Instruction:
Write out, word for word, every line from the first one through the line that holds "markersize=8.5, mew=1.0, zorder=5)", and nothing else; skip the pictures.

BEGIN

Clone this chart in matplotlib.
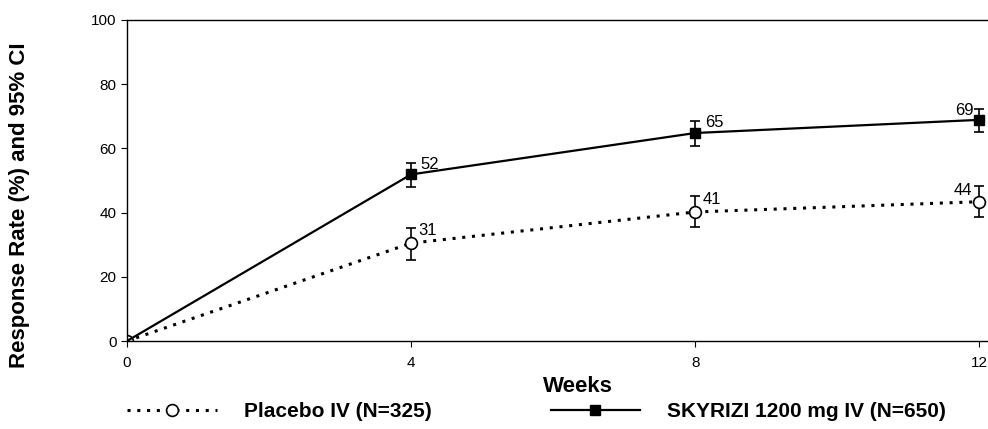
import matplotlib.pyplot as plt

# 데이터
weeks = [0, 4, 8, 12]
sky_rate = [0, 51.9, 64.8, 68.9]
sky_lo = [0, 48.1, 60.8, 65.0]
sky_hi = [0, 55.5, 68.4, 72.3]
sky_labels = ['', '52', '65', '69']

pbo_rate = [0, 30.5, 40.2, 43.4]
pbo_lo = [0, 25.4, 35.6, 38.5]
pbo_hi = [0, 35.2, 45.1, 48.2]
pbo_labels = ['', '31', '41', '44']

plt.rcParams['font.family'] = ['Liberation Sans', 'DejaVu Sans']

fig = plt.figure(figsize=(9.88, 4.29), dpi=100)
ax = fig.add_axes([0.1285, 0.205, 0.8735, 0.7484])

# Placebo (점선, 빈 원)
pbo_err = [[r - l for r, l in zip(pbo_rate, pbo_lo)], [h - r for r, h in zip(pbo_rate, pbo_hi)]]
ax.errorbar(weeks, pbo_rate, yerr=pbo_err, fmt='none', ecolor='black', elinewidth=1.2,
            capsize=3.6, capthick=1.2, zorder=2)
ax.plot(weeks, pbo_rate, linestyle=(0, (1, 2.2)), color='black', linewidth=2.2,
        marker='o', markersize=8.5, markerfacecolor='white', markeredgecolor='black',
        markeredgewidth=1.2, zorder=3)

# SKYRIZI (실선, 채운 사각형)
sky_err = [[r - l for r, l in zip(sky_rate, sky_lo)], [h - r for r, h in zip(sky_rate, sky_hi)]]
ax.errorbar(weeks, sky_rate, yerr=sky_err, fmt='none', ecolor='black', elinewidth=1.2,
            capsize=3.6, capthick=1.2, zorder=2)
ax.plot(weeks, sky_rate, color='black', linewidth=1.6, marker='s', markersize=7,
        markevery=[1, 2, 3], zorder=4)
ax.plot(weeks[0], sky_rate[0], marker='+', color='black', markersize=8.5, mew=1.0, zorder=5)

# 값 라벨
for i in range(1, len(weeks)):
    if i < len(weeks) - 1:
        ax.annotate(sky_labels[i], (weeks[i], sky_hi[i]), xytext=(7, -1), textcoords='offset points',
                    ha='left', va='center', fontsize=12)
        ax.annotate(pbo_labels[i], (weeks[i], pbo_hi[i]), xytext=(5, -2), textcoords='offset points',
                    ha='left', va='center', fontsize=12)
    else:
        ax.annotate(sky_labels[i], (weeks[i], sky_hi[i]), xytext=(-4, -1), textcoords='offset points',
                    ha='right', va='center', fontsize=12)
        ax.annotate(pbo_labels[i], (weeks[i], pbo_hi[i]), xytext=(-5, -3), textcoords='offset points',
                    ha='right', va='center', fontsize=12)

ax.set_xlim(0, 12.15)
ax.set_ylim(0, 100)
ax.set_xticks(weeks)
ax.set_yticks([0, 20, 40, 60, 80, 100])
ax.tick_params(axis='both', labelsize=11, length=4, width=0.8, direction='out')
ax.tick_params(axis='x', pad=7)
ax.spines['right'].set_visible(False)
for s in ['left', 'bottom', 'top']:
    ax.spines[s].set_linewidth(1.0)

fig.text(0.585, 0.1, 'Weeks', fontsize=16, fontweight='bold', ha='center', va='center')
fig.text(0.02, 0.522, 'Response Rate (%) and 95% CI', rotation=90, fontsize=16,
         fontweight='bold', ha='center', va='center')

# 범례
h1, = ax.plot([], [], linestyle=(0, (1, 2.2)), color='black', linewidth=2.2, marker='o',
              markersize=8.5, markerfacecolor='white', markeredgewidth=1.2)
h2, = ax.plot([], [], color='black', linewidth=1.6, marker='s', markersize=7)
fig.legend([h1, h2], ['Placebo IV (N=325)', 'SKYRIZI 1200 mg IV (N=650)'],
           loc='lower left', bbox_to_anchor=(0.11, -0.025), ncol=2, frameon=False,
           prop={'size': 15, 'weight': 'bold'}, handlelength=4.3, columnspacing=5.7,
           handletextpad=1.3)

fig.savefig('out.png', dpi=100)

END

Task output:
Clone this chart in matplotlib.
import matplotlib.pyplot as plt

# 데이터
weeks = [0, 4, 8, 12]
sky_rate = [0, 51.9, 64.8, 68.9]
sky_lo = [0, 48.1, 60.8, 65.0]
sky_hi = [0, 55.5, 68.4, 72.3]
sky_labels = ['', '52', '65', '69']

pbo_rate = [0, 30.5, 40.2, 43.4]
pbo_lo = [0, 25.4, 35.6, 38.5]
pbo_hi = [0, 35.2, 45.1, 48.2]
pbo_labels = ['', '31', '41', '44']

plt.rcParams['font.family'] = ['Liberation Sans', 'DejaVu Sans']

fig = plt.figure(figsize=(9.88, 4.29), dpi=100)
ax = fig.add_axes([0.1285, 0.205, 0.8735, 0.7484])

# Placebo (점선, 빈 원)
pbo_err = [[r - l for r, l in zip(pbo_rate, pbo_lo)], [h - r for r, h in zip(pbo_rate, pbo_hi)]]
ax.errorbar(weeks, pbo_rate, yerr=pbo_err, fmt='none', ecolor='black', elinewidth=1.2,
            capsize=3.6, capthick=1.2, zorder=2)
ax.plot(weeks, pbo_rate, linestyle=(0, (1, 2.2)), color='black', linewidth=2.2,
        marker='o', markersize=8.5, markerfacecolor='white', markeredgecolor='black',
        markeredgewidth=1.2, zorder=3)

# SKYRIZI (실선, 채운 사각형)
sky_err = [[r - l for r, l in zip(sky_rate, sky_lo)], [h - r for r, h in zip(sky_rate, sky_hi)]]
ax.errorbar(weeks, sky_rate, yerr=sky_err, fmt='none', ecolor='black', elinewidth=1.2,
            capsize=3.6, capthick=1.2, zorder=2)
ax.plot(weeks, sky_rate, color='black', linewidth=1.6, marker='s', markersize=7,
        markevery=[1, 2, 3], zorder=4)
ax.plot(weeks[0], sky_rate[0], marker='+', color='black', markersize=8.5, mew=1.0, zorder=5)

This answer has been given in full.